The Australian share market has suffered its heaviest losses in six weeks, dragged down by higher-than-expected United States inflation figures and the big banks.
The benchmark S&P/ASX200 index on Wednesday closed down 78.7 points, or 1.06 per cent, to 7,352.2.
The broader All Ordinaries finished 69.5 points lower, or 0.91 per cent, at 7,559.1.
The drop came after the US Consumer Price Index readout of 6.4 per cent outstripped expectations by 0.2 percentage points.
Wall Street experienced mixed results overnight, with the S&P500 finishing basically flat.
Sell-offs of Australian stocks were compounded after investors reacted negatively to Commonwealth Bank’s half-year earnings report.
“There was general disappointment (with the inflation figures) and then the banking sector dragged everything down,” Tribeca Alpha Plus portfolio manager Jun Bei Liu told AAP.
“All the big banks were down and they’re very big index weights so they dragged it lower.”
CBA shares were down 5.7 per cent to $103, despite the bank reporting a nine per cent lift in profit in line with expectations.
Investors were rattled by talk the bank’s net interest margin might have peaked, with cost pressures set to rise.
“There’s a lot of headwinds to come and that has disappointed a lot of people, so we saw a broad sell-off across all banks,” Ms Liu said.
Westpac, NAB and ANZ fell 4.3, 4.1 and 3.8 per cent to $22.83, $30.31 and $24.78 respectively.
NAB will deliver its half-yearly update on Thursday, which will give a good overall insight into how business is tracking, Ms Liu said.

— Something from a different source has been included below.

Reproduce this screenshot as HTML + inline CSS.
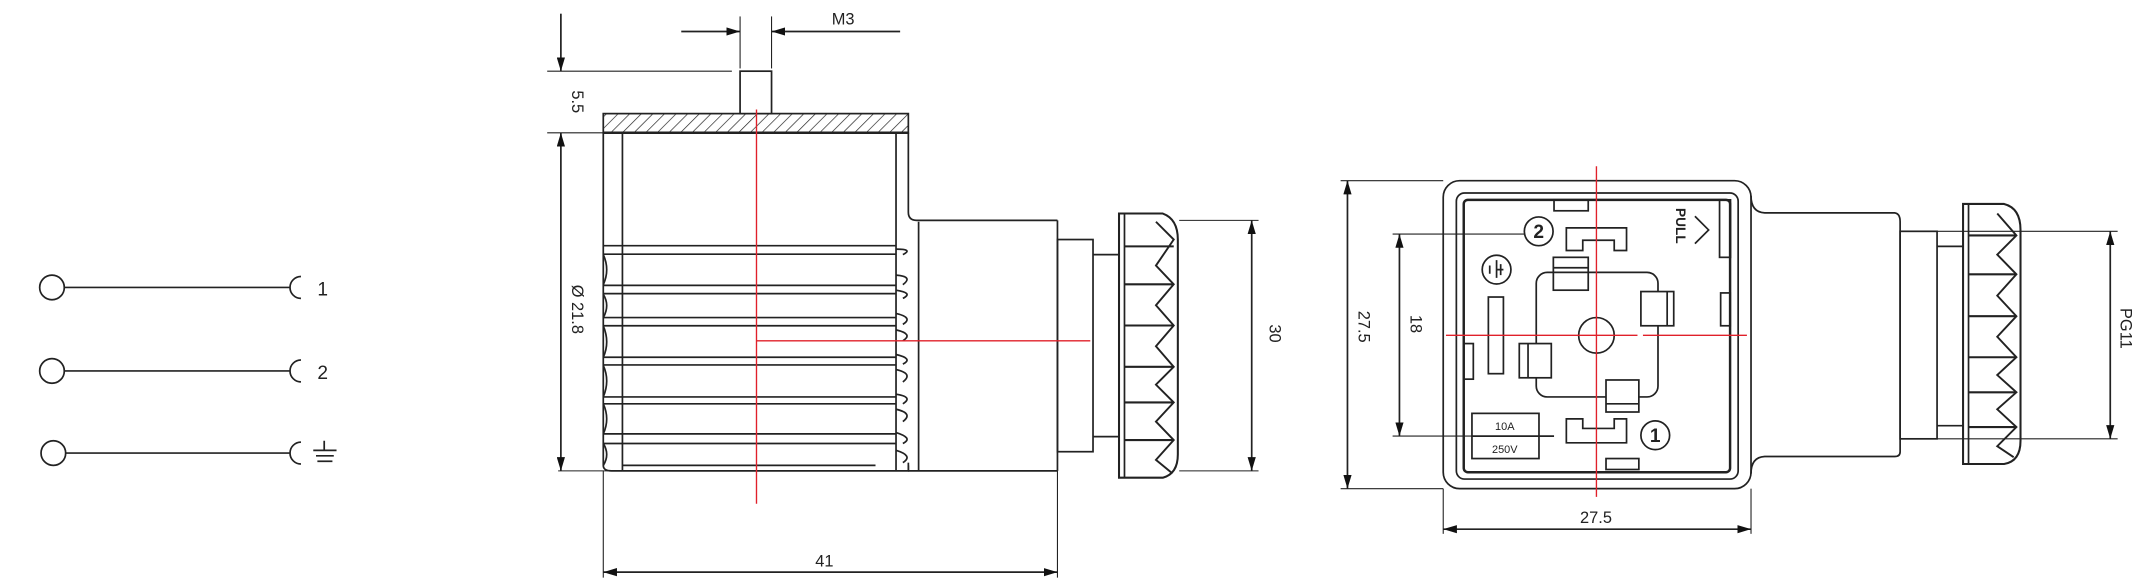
<!DOCTYPE html>
<html><head><meta charset="utf-8"><style>
html,body{margin:0;padding:0;background:#fff;}
svg{display:block;}
text{font-family:"Liberation Sans",sans-serif;fill:#222;}
</style></head><body>
<svg width="2145" height="579" viewBox="0 0 1568 423" preserveAspectRatio="none" xmlns="http://www.w3.org/2000/svg">
<defs>
<marker id="a" viewBox="0 0 10 6" refX="10" refY="3" markerWidth="10" markerHeight="6" markerUnits="userSpaceOnUse" orient="auto-start-reverse"><path d="M0,0 L10,3 L0,6 z" fill="#111"/></marker>
<pattern id="h" width="6" height="6" patternUnits="userSpaceOnUse" patternTransform="rotate(45)"><line x1="0" y1="0" x2="0" y2="6" stroke="#222" stroke-width="1"/></pattern>
</defs>
<g fill="none" stroke="#222" stroke-width="1.25">
<circle cx="38" cy="210" r="9"/><line x1="47" y1="210" x2="212" y2="210"/><path d="M220,202 A8,8 0 0 0 220,218"/>
<circle cx="38" cy="271" r="9"/><line x1="47" y1="271" x2="212" y2="271"/><path d="M220,263 A8,8 0 0 0 220,279"/>
<circle cx="39" cy="331" r="9"/><line x1="48" y1="331" x2="212" y2="331"/><path d="M220,323 A8,8 0 0 0 220,339"/>
<line x1="237" y1="322" x2="237" y2="329"/><line x1="229" y1="329" x2="246" y2="329"/><line x1="231" y1="333" x2="244" y2="333"/><line x1="232" y1="337" x2="243" y2="337"/>

<rect x="441" y="83" width="223" height="14" fill="url(#h)"/>
<rect x="541" y="52" width="23" height="31" fill="#fff"/>
<line x1="441" y1="97" x2="664" y2="97" stroke-width="1.8"/>
<path d="M441,97 V340 Q441,344 447,344 H455"/>
<line x1="455" y1="97" x2="455" y2="344"/>
<line x1="655" y1="97" x2="655" y2="344"/>
<path d="M664,97 V155 Q664,161 670,161 H773"/>
<line x1="671.5" y1="162" x2="671.5" y2="344"/>
<path d="M455,344 H664 Q664,344 664,340"/>
<line x1="455" y1="340" x2="640" y2="340"/>
<line x1="664" y1="338" x2="664" y2="344"/><line x1="664" y1="344" x2="773" y2="344"/>
<g>
<line x1="441" y1="179.5" x2="655" y2="179.5"/><line x1="441" y1="185.7" x2="655" y2="185.7"/>
<line x1="441" y1="208.5" x2="655" y2="208.5"/><line x1="441" y1="214.5" x2="655" y2="214.5"/>
<line x1="441" y1="232" x2="655" y2="232"/><line x1="441" y1="238" x2="655" y2="238"/>
<line x1="441" y1="261" x2="655" y2="261"/><line x1="441" y1="266.6" x2="655" y2="266.6"/>
<line x1="441" y1="290" x2="655" y2="290"/><line x1="441" y1="295" x2="655" y2="295"/>
<line x1="441" y1="317" x2="655" y2="317"/><line x1="441" y1="324" x2="655" y2="324"/>
<path d="M655,182 Q668,182 660,186 M655,201 Q668,202 660,208 M655,212 Q668,214 660,218 M655,229 Q668,232 660,237 M655,241 Q668,244 660,249 M655,259 Q668,262 660,266 M655,270 Q668,273 660,279 M655,288 Q668,290 660,295 M655,299 Q668,302 660,308 M655,316 Q668,320 660,324 M655,329 Q668,333 660,338"/>
<path d="M441,186 Q446,197 441,208 M441,215 Q446,223 441,232 M441,238 Q446,250 441,261 M441,267 Q446,278 441,290 M441,295 Q446,306 441,317 M441,324 Q446,332 441,340"/>
</g>
<line x1="773" y1="161" x2="773" y2="344"/>
<rect x="773" y="175" width="26" height="155"/>
<line x1="799" y1="186" x2="818" y2="186"/><line x1="799" y1="319" x2="818" y2="319"/>
<path d="M818,156 H850 Q861,160 861,175 V332 Q861,346 850,349 H818 Z" stroke-width="1.5"/>
<line x1="822" y1="156" x2="822" y2="349"/>
<path d="M822,180 H858 M822,207.7 H858 M822,237.8 H858 M822,268 H858 M822,294 H858 M822,321.5 H858" stroke-width="1.5"/>
<polyline points="845,162 858,175 845,194 858,207.7 845,223 858,237.8 845,253 858,268 845,281 858,294 845,308 858,321.5 845,336 856,345" stroke-width="1.4"/>
<line x1="410" y1="10" x2="410" y2="52" marker-end="url(#a)"/>
<line x1="410" y1="97" x2="410" y2="344" marker-start="url(#a)" marker-end="url(#a)"/>
<line x1="400" y1="52" x2="535" y2="52" stroke-width="0.8"/>
<line x1="400" y1="97" x2="441" y2="97" stroke-width="0.8"/>
<line x1="408" y1="344" x2="455" y2="344" stroke-width="0.8"/>
<line x1="541" y1="12" x2="541" y2="50" stroke-width="0.8"/><line x1="564" y1="12" x2="564" y2="50" stroke-width="0.8"/>
<line x1="498" y1="23" x2="541" y2="23" marker-end="url(#a)"/>
<line x1="658" y1="23" x2="564" y2="23" marker-end="url(#a)"/>
<line x1="441" y1="344" x2="441" y2="422" stroke-width="0.8"/><line x1="773" y1="344" x2="773" y2="422" stroke-width="0.8"/>
<line x1="441" y1="418" x2="773" y2="418" marker-start="url(#a)" marker-end="url(#a)"/>
<line x1="862" y1="161" x2="920" y2="161" stroke-width="0.8"/><line x1="862" y1="344" x2="920" y2="344" stroke-width="0.8"/>
<line x1="915" y1="161" x2="915" y2="344" marker-start="url(#a)" marker-end="url(#a)"/>

<rect x="1055" y="132" width="225" height="225" rx="12"/>
<rect x="1064.6" y="141" width="206" height="209" rx="6"/>
<rect x="1070" y="146" width="194.7" height="199" rx="3" stroke-width="1.8"/>
<rect x="1136" y="146" width="25" height="8"/>
<circle cx="1124.8" cy="169" r="10.5"/>
<path d="M1145,166.5 H1189 V183 H1180 V175.5 H1157 V183 H1145 Z"/>
<path d="M1239,158 L1249,168 L1239,178" />
<rect x="1257" y="146" width="8" height="42"/>
<circle cx="1094" cy="197" r="10.5"/>
<path d="M1094,190 V203 M1089,194 V200 M1094,197 H1099 M1097,193 V201"/>
<rect x="1135.5" y="188" width="25.5" height="24"/><line x1="1135.5" y1="195.6" x2="1161" y2="195.6"/>
<rect x="1123" y="199" width="89" height="91" rx="8"/>
<rect x="1199.5" y="213" width="24" height="25" fill="#fff"/><line x1="1218.7" y1="213" x2="1218.7" y2="238"/>
<rect x="1257.8" y="214" width="7" height="24"/>
<ellipse cx="1167" cy="245" rx="13" ry="13"/>
<rect x="1088" y="217" width="11" height="56"/>
<rect x="1070" y="251" width="7" height="26"/>
<rect x="1110.6" y="251" width="23.4" height="25" fill="#fff"/><line x1="1117" y1="251" x2="1117" y2="276"/>
<rect x="1174" y="277.6" width="24" height="23.4" fill="#fff"/><line x1="1174" y1="295" x2="1198" y2="295"/>
<path d="M1145,306 H1157 V313 H1180 V306 H1189 V323.5 H1145 Z"/>
<circle cx="1210" cy="318" r="10.5"/>
<rect x="1076" y="302" width="49" height="33"/><line x1="1076" y1="318.6" x2="1136" y2="318.6"/>
<rect x="1174" y="335" width="24" height="8"/>
<path d="M1280,143 Q1280,155 1290,155.5 H1385 Q1389,156 1389,162 V330 Q1389,333.5 1385,333.5 H1290 Q1280,334 1280,346"/>
<rect x="1389" y="169" width="27" height="151.6"/>
<line x1="1416" y1="180" x2="1435" y2="180"/><line x1="1416" y1="311" x2="1435" y2="311"/>
<path d="M1435,149 H1465 Q1477,152 1477,168 V322 Q1477,337 1465,339 H1435 Z" stroke-width="1.5"/>
<line x1="1439" y1="149" x2="1439" y2="339"/>
<path d="M1439,172 H1474 M1439,200.4 H1474 M1439,231 H1474 M1439,261 H1474 M1439,286.6 H1474 M1439,312 H1474" stroke-width="1.5"/>
<polyline points="1460,156 1474,172 1460,186 1474,200.4 1460,216 1474,231 1460,246 1474,261 1460,274 1474,286.6 1460,299 1474,312 1460,326 1472,334" stroke-width="1.4"/>
<line x1="980" y1="132" x2="1055" y2="132" stroke-width="0.8"/><line x1="980" y1="357" x2="1055" y2="357" stroke-width="0.8"/>
<line x1="985" y1="132" x2="985" y2="357" marker-start="url(#a)" marker-end="url(#a)"/>
<line x1="1018" y1="171" x2="1115" y2="171" stroke-width="0.8"/><line x1="1018" y1="318.6" x2="1136" y2="318.6" stroke-width="0.8"/>
<line x1="1023" y1="171" x2="1023" y2="318.6" marker-start="url(#a)" marker-end="url(#a)"/>
<line x1="1055" y1="357" x2="1055" y2="390" stroke-width="0.8"/><line x1="1280" y1="357" x2="1280" y2="390" stroke-width="0.8"/>
<line x1="1055" y1="386.6" x2="1280" y2="386.6" marker-start="url(#a)" marker-end="url(#a)"/>
<line x1="1416" y1="169" x2="1548" y2="169" stroke-width="0.8"/><line x1="1416" y1="320.6" x2="1548" y2="320.6" stroke-width="0.8"/>
<line x1="1542.6" y1="169" x2="1542.6" y2="320.6" marker-start="url(#a)" marker-end="url(#a)"/>
</g>
<g stroke="#e0202a" stroke-width="1">
<line x1="553" y1="80" x2="553" y2="368"/><line x1="553" y1="249" x2="797" y2="249"/>
<line x1="1167" y1="121.5" x2="1167" y2="363"/><line x1="1057" y1="245" x2="1197" y2="245"/><line x1="1201" y1="245" x2="1277" y2="245"/>
</g>
<g font-size="14">
<text x="232" y="216">1</text><text x="232" y="277">2</text>
<text x="608" y="18" font-size="12">M3</text>
<text x="596" y="414" font-size="12">41</text>
<text x="1155" y="382" font-size="12">27.5</text>
</g>
<g font-size="12">
<text transform="translate(418,66) rotate(90)">5.5</text>
<text transform="translate(418,208) rotate(90)">Ø 21.8</text>
<text transform="translate(928,237) rotate(90)">30</text>
<text transform="translate(993,227) rotate(90)">27.5</text>
<text transform="translate(1031,230) rotate(90)">18</text>
<text transform="translate(1550,225) rotate(90)">PG11</text>
<text transform="translate(1225,152) rotate(90)" font-size="10" font-weight="bold">PULL</text>
</g>
<g font-size="14" text-anchor="middle" font-weight="bold">
<text x="1124.8" y="174">2</text><text x="1210" y="323">1</text>
</g>
<g font-size="8" text-anchor="middle">
<text x="1100" y="314">10A</text><text x="1100" y="331">250V</text>
</g>
</svg>
</body></html>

While financials drove the market, falling 3.4 per cent, the rest of the 11 ASX sectors were mixed – five up and five down.
Fortescue Metals slid 0.8 per cent to $22 after announcing a 15 per cent dip in profit and a reduction in dividends.
The other big miners fared better, with BHP up 0.5 per cent to $47.94 and Rio Tinto gaining 1.5 per cent to $123.33.
Penfolds maker Treasury Wine Estates plummeted 6.9 per cent after missing profit expectations, wiping off five weeks’ worth of gains.
Also reporting on Wednesday morning was consumer discretionary conglomerate Wesfarmers, which announced a consensus-beating $1.38 billion profit.
Its shares jumped 1.3 per cent to $49.35.
“Wesfarmers’ result was very good and they actually said they haven’t seen any slowdown,” Ms Liu said.
“It’s one of those companies people are worried about in the next six months, where if consumer demand does slow down, the likes of Kmart and Bunnings will have to experience some sort of weakness.”
Hearing implants manufacturer Cochlear was one of the day’s biggest winners, rising 7.8 per cent to $225.28 despite a 16 per cent drop in profits.
Embattled casino operator Star Entertainment recouped some of this week’s losses, surging 14.4 per cent to $1.47 after losing 31.5 per cent of its value in the preceding two days.
The Australian dollar was mixed against the major currencies, buying 69.35 US cents compared with 69.72 at Tuesday’s ASX close.
ON THE ASX:
* The benchmark S&P/ASX200 index finished Wednesday down 78.7 points, or 1.06 per cent, at 7,352.2.
* The broader All Ordinaries fell 69.5 points, or 0.91 per cent, to 7,559.1.
One Australian dollar buys:
* 69.35 US cents, from 69.72 US cents at Monday’s ASX close
* 92.23 Japanese yen, from 91.85 Japanese yen
* 64.67 Euro cents, from 64.85 Euro cents
* 57.04 British pence, from 57.35 pence
* 110.00 NZ cents, from 109.84 NZ cents.